Unlike their Commander-in-Chief, our Prime Minister has quite a dominating force over the legislature. Stephen Harper holds the kind of sway in his government that Obama could only dream of, with a House majority and political alignment with the Senate, further solidified with seven new appointments by Harper last week.
The ‘Safer Streets Act,’ also known as that omnibus bill full of policy shot down when the Liberals were still the Opposition, was passed by the House of Commons before the holiday break and is expected to become law before the snow melts.
Those calling for prison reform and mental health advocates lose political legs to stand on when the party with the ultimate deciding power has declined to listen, and Harper certainly isn’t afraid to make use of the opportunity presented to him.
So what are we given for the next four years? There’s an ideology at the helm that hasn’t seen this clout and unity in decades.
We’re seeing a political dynamic in Canada that is unprecedented; not only is this the first majority government elected since the days of Jean Chrétien, but it’s the first right-wing majority anyone alive will remember that doesn’t have to toe the line with Quebec.

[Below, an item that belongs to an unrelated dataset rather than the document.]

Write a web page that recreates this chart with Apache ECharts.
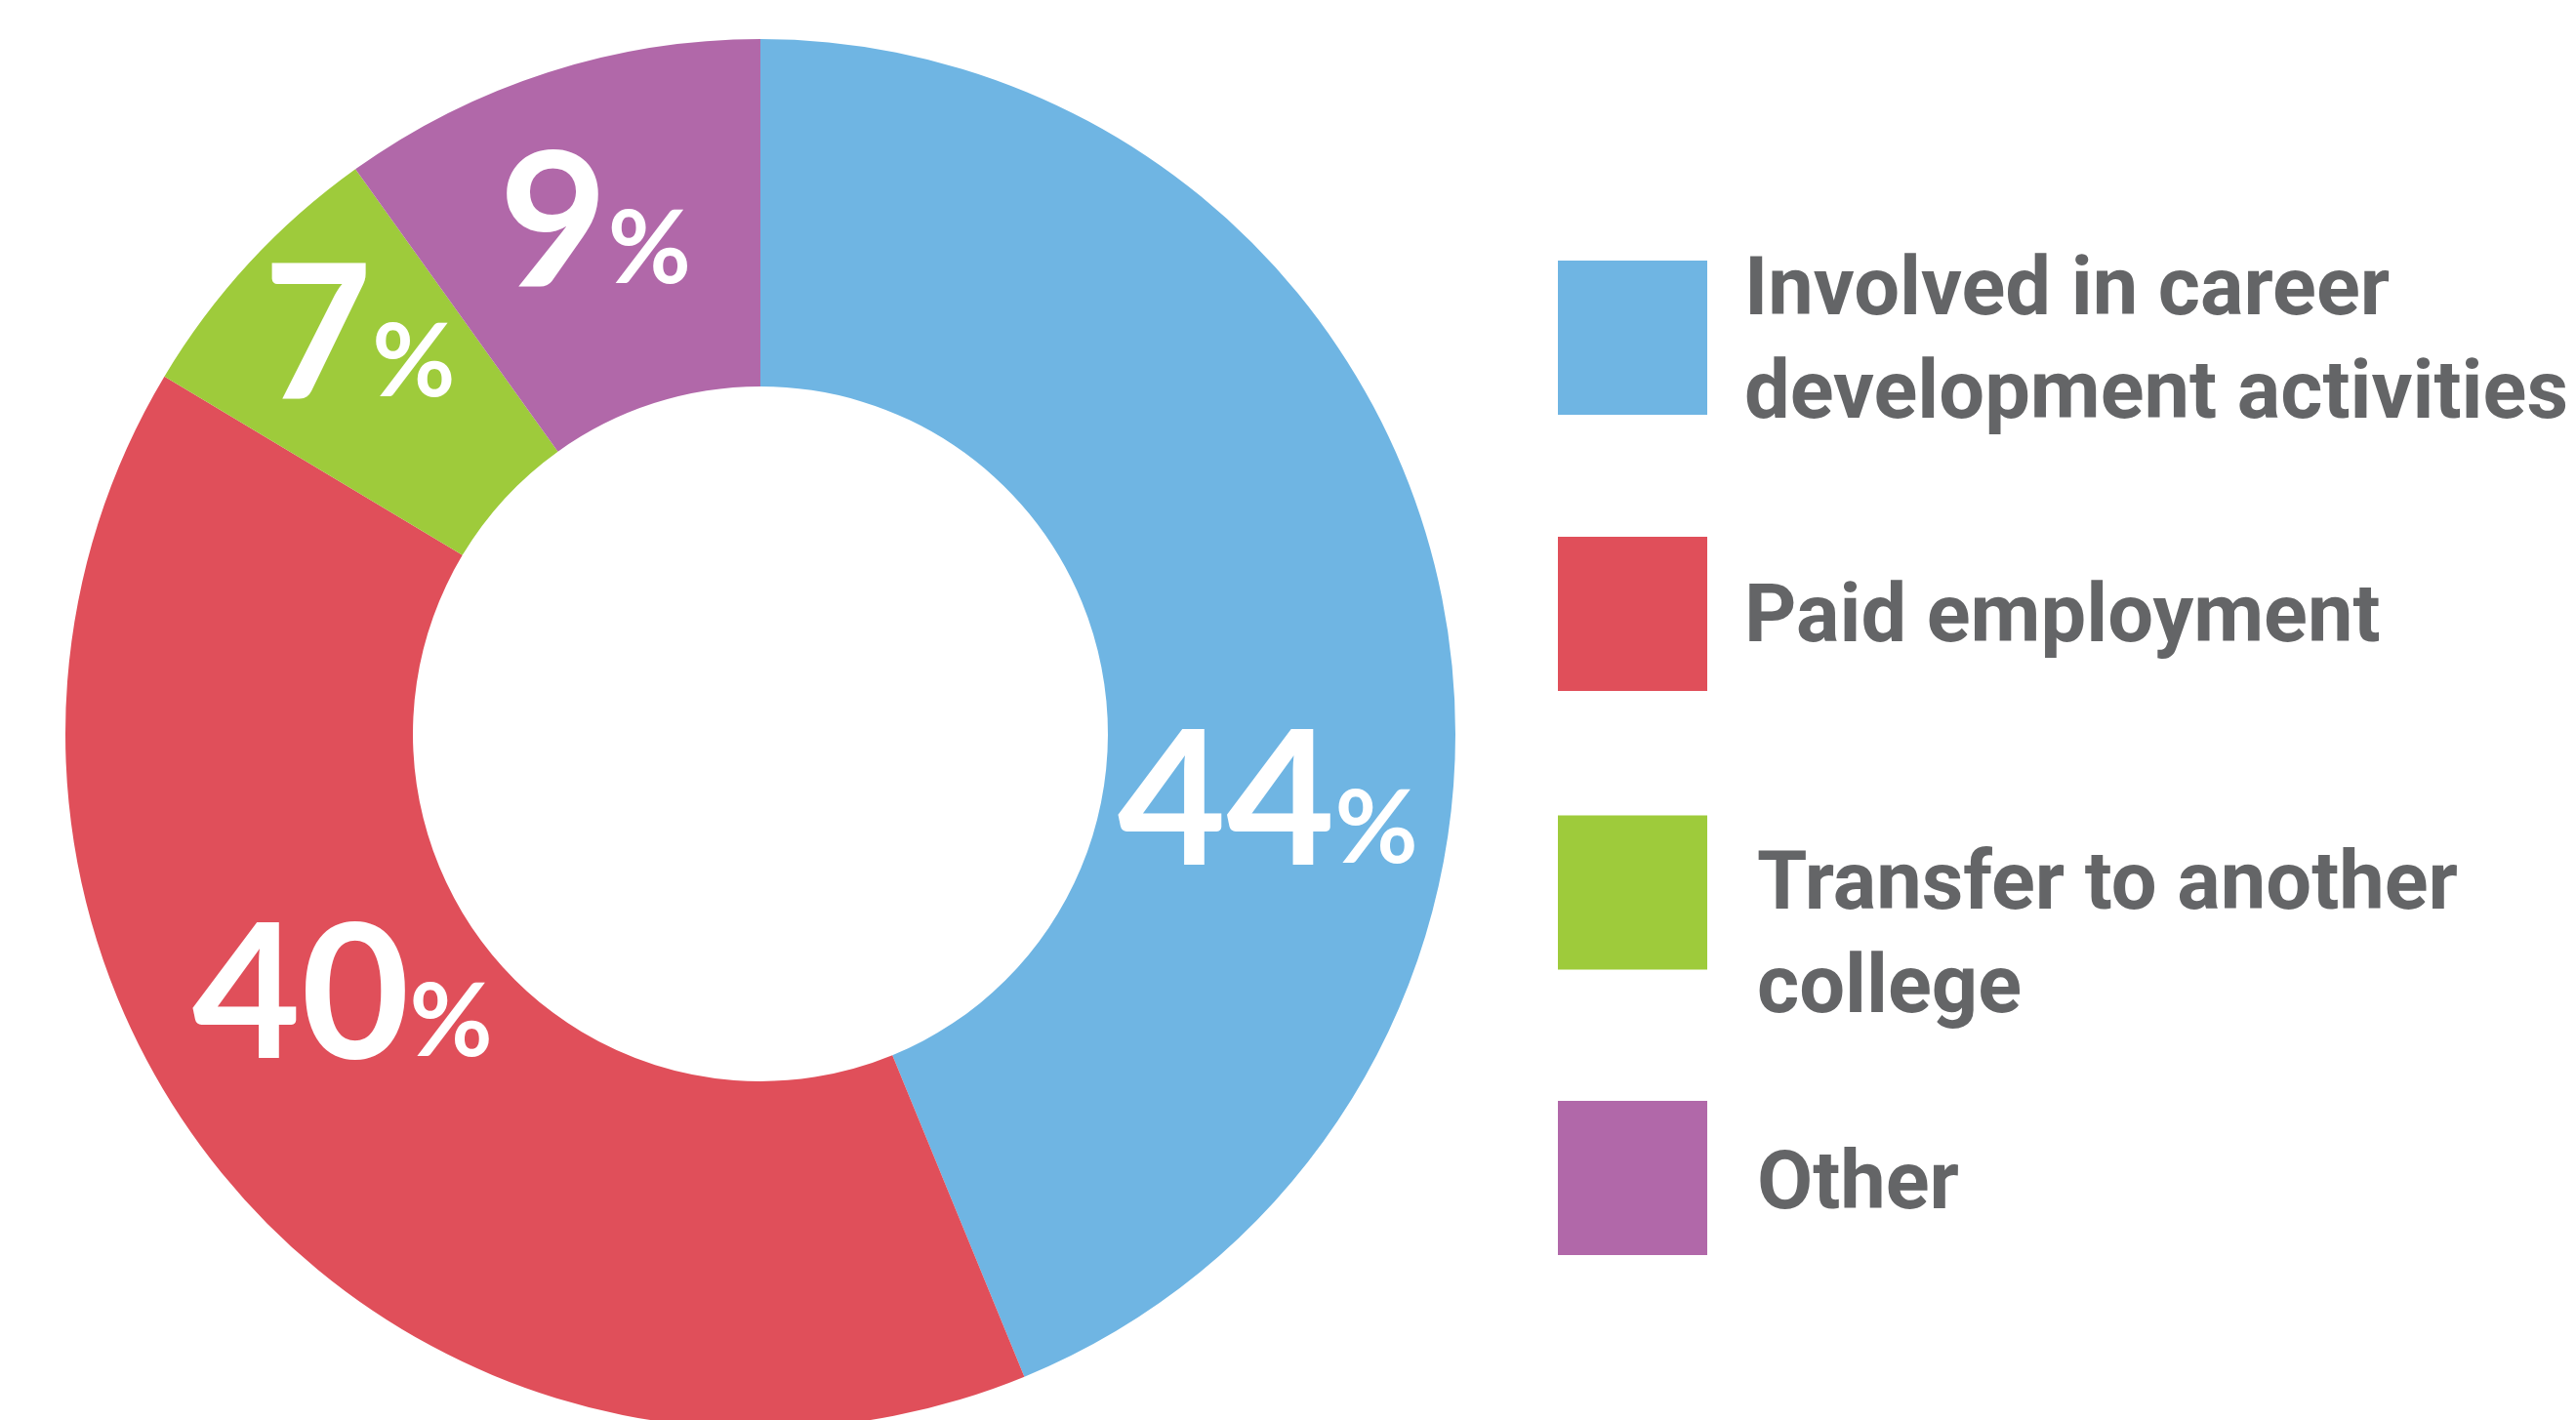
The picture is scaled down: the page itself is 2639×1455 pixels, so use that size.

We’re left with a government that will spend $7.5 million to celebrate the Queen’s queendom while doing little more than auditing and third-party management over a Canadian First Nations community in a state of emergency; a government that seems to only focus on job creation if it caters to big business or oil enrichment.
We, the youth who shall inherit this country, need to stay aware of government maneuvering, arguably more so given the speed with which bills can be passed and our current Parliament.
The new Opposition is in its formative stage, an exciting time where us youngsters can bring ideas that old political dogs might brush off as idealistic or revolutionary.
Though we may not have the teams of writers standing behind highly paid pundits to provide us with entertaining cynicism with which to consume the news, this is our future. We’re the ones who will have to deal with long-term issues repeatedly brushed under the big blue carpet.
Four years is a long time, but it’s our responsibility to stay informed as to what’s happening under our noses.